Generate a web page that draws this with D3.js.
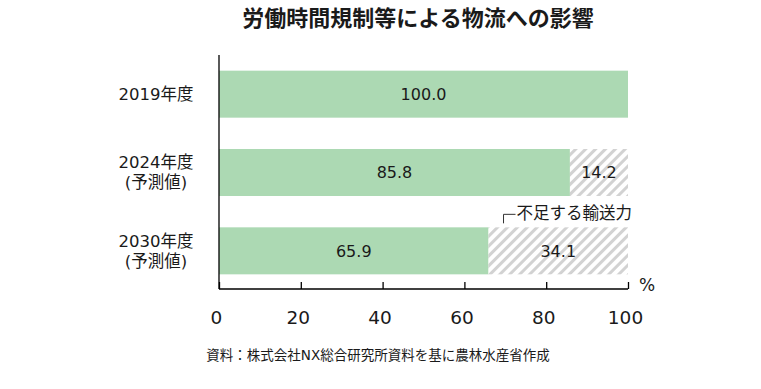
<!DOCTYPE html>
<html><head><meta charset="utf-8">
<script src="https://cdn.jsdelivr.net/npm/d3@7"></script>
<style>
html,body{margin:0;padding:0;background:#fff;}
text{font-family:"DejaVu Sans","Noto Sans CJK JP",sans-serif;fill:#1a1a1a;}
</style></head><body>
<svg id="c" width="761" height="389"></svg>
<script>
const title = "労働時間規制等による物流への影響";
const categories = [["2019年度"], ["2024年度", "(予測値)"], ["2030年度", "(予測値)"]];
const capacity = [100.0, 85.8, 65.9];
const shortfall = [0, 14.2, 34.1];
const xTicks = [0, 20, 40, 60, 80, 100];
const annotation = "不足する輸送力";
const unitLabel = "%";
const source = "資料：株式会社NX総合研究所資料を基に農林水産省作成";

const svg = d3.select("#c");
const green = "#acd9b3";

const defs = svg.append("defs");
const pat = defs.append("pattern").attr("id","hatch").attr("patternUnits","userSpaceOnUse")
  .attr("width",7).attr("height",7).attr("patternTransform","rotate(45)");
pat.append("rect").attr("width",7).attr("height",7).attr("fill","#fff");
pat.append("rect").attr("x",0).attr("width",3).attr("height",7).attr("fill","#d2d2d2");

const x = d3.scaleLinear().domain([0,100]).range([219,628]);
const keys = categories.map((c,i)=>i);
const y = d3.scaleBand().domain(keys).range([55,290]).paddingInner(0.4).paddingOuter(0.2);

// title
svg.append("text").attr("x",418).attr("y",26).attr("text-anchor","middle")
  .style("font-family","'Noto Sans CJK JP'").style("font-weight","bold").style("font-size","22px")
  .text(title);

// bars
capacity.forEach((d,i)=>{
  svg.append("rect").attr("x",x(0)).attr("y",y(i)).attr("width",x(d)-x(0)).attr("height",y.bandwidth())
    .attr("fill",green);
});
shortfall.forEach((d,i)=>{
  if(d<=0) return;
  svg.append("rect").attr("x",x(capacity[i])).attr("y",y(i)).attr("width",x(capacity[i]+d)-x(capacity[i]))
    .attr("height",y.bandwidth()).attr("fill","url(#hatch)");
  svg.append("text").attr("x",x(capacity[i]+d/2)).attr("y",y(i)+y.bandwidth()/2).attr("dy","0.36em")
    .attr("text-anchor","middle").style("font-size","16px").text(d.toFixed(1));
});
capacity.forEach((d,i)=>{
  svg.append("text").attr("x",x(d/2)).attr("y",y(i)+y.bandwidth()/2).attr("dy","0.36em")
    .attr("text-anchor","middle").style("font-size","16px").text(d.toFixed(1));
});

// category labels
categories.forEach((lines,i)=>{
  const cy = y(i)+y.bandwidth()/2;
  const lh = 20;
  lines.forEach((t,j)=>{
    svg.append("text").attr("x",156).attr("y",cy+(j-(lines.length-1)/2)*lh).attr("dy","0.36em")
      .attr("text-anchor","middle").style("font-size","16.5px").text(t);
  });
});

// axes
const axisY = 289;
const xa = svg.append("g").attr("transform",`translate(0,${axisY})`)
  .call(d3.axisBottom(x).tickValues(xTicks).tickSize(-7).tickPadding(0).tickFormat(d3.format("d")));
xa.select(".domain").attr("d",`M${x(0)},0H${x(100)}`).attr("stroke","#000").attr("stroke-width",1.3);
xa.selectAll(".tick line").attr("stroke","#000").attr("stroke-width",1.3);
xa.selectAll(".tick text").style("font-size","18.5px").style("font-family","'DejaVu Sans'")
  .attr("fill","#1a1a1a").attr("x",-3).attr("y",28).attr("dy","0.36em");
svg.append("line").attr("x1",x(0)).attr("x2",x(0)).attr("y1",55).attr("y2",axisY)
  .attr("stroke","#000").attr("stroke-width",1.3);

svg.append("text").attr("x",647).attr("y",285).attr("dy","0.36em").attr("text-anchor","middle")
  .style("font-size","17px").text(unitLabel);

// annotation
const ax = x(capacity[2]) + 15;
const ay = y(2);
svg.append("path").attr("d",`M${ax},${ay-4}V${ay-13}H${ax+12}`).attr("fill","none").attr("stroke","#333").attr("stroke-width",1);
svg.append("text").attr("x",ax+13).attr("y",ay-14).attr("dy","0.36em").style("font-size","16.5px").text(annotation);

// source
svg.append("text").attr("x",378).attr("y",355).attr("dy","0.36em").attr("text-anchor","middle")
  .style("font-size","13.5px").text(source);
</script></body></html>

* _Exercise details_
Return the listing above unchanged, apart from dropping its pictures.

* _Reply_
Generate a web page that draws this with D3.js.
<!DOCTYPE html>
<html><head><meta charset="utf-8">
<script src="https://cdn.jsdelivr.net/npm/d3@7"></script>
<style>
html,body{margin:0;padding:0;background:#fff;}
text{font-family:"DejaVu Sans","Noto Sans CJK JP",sans-serif;fill:#1a1a1a;}
</style></head><body>
<svg id="c" width="761" height="389"></svg>
<script>
const title = "労働時間規制等による物流への影響";
const categories = [["2019年度"], ["2024年度", "(予測値)"], ["2030年度", "(予測値)"]];
const capacity = [100.0, 85.8, 65.9];
const shortfall = [0, 14.2, 34.1];
const xTicks = [0, 20, 40, 60, 80, 100];
const annotation = "不足する輸送力";
const unitLabel = "%";
const source = "資料：株式会社NX総合研究所資料を基に農林水産省作成";

const svg = d3.select("#c");
const green = "#acd9b3";

const defs = svg.append("defs");
const pat = defs.append("pattern").attr("id","hatch").attr("patternUnits","userSpaceOnUse")
  .attr("width",7).attr("height",7).attr("patternTransform","rotate(45)");
pat.append("rect").attr("width",7).attr("height",7).attr("fill","#fff");
pat.append("rect").attr("x",0).attr("width",3).attr("height",7).attr("fill","#d2d2d2");

const x = d3.scaleLinear().domain([0,100]).range([219,628]);
const keys = categories.map((c,i)=>i);
const y = d3.scaleBand().domain(keys).range([55,290]).paddingInner(0.4).paddingOuter(0.2);

// title
svg.append("text").attr("x",418).attr("y",26).attr("text-anchor","middle")
  .style("font-family","'Noto Sans CJK JP'").style("font-weight","bold").style("font-size","22px")
  .text(title);

// bars
capacity.forEach((d,i)=>{
  svg.append("rect").attr("x",x(0)).attr("y",y(i)).attr("width",x(d)-x(0)).attr("height",y.bandwidth())
    .attr("fill",green);
});
shortfall.forEach((d,i)=>{
  if(d<=0) return;
  svg.append("rect").attr("x",x(capacity[i])).attr("y",y(i)).attr("width",x(capacity[i]+d)-x(capacity[i]))
    .attr("height",y.bandwidth()).attr("fill","url(#hatch)");
  svg.append("text").attr("x",x(capacity[i]+d/2)).attr("y",y(i)+y.bandwidth()/2).attr("dy","0.36em")
    .attr("text-anchor","middle").style("font-size","16px").text(d.toFixed(1));
});
capacity.forEach((d,i)=>{
  svg.append("text").attr("x",x(d/2)).attr("y",y(i)+y.bandwidth()/2).attr("dy","0.36em")
    .attr("text-anchor","middle").style("font-size","16px").text(d.toFixed(1));
});

// category labels
categories.forEach((lines,i)=>{
  const cy = y(i)+y.bandwidth()/2;
  const lh = 20;
  lines.forEach((t,j)=>{
    svg.append("text").attr("x",156).attr("y",cy+(j-(lines.length-1)/2)*lh).attr("dy","0.36em")
      .attr("text-anchor","middle").style("font-size","16.5px").text(t);
  });
});

// axes
const axisY = 289;
const xa = svg.append("g").attr("transform",`translate(0,${axisY})`)
  .call(d3.axisBottom(x).tickValues(xTicks).tickSize(-7).tickPadding(0).tickFormat(d3.format("d")));
xa.select(".domain").attr("d",`M${x(0)},0H${x(100)}`).attr("stroke","#000").attr("stroke-width",1.3);
xa.selectAll(".tick line").attr("stroke","#000").attr("stroke-width",1.3);
xa.selectAll(".tick text").style("font-size","18.5px").style("font-family","'DejaVu Sans'")
  .attr("fill","#1a1a1a").attr("x",-3).attr("y",28).attr("dy","0.36em");
svg.append("line").attr("x1",x(0)).attr("x2",x(0)).attr("y1",55).attr("y2",axisY)
  .attr("stroke","#000").attr("stroke-width",1.3);

svg.append("text").attr("x",647).attr("y",285).attr("dy","0.36em").attr("text-anchor","middle")
  .style("font-size","17px").text(unitLabel);

// annotation
const ax = x(capacity[2]) + 15;
const ay = y(2);
svg.append("path").attr("d",`M${ax},${ay-4}V${ay-13}H${ax+12}`).attr("fill","none").attr("stroke","#333").attr("stroke-width",1);
svg.append("text").attr("x",ax+13).attr("y",ay-14).attr("dy","0.36em").style("font-size","16.5px").text(annotation);

// source
svg.append("text").attr("x",378).attr("y",355).attr("dy","0.36em").attr("text-anchor","middle")
  .style("font-size","13.5px").text(source);
</script></body></html>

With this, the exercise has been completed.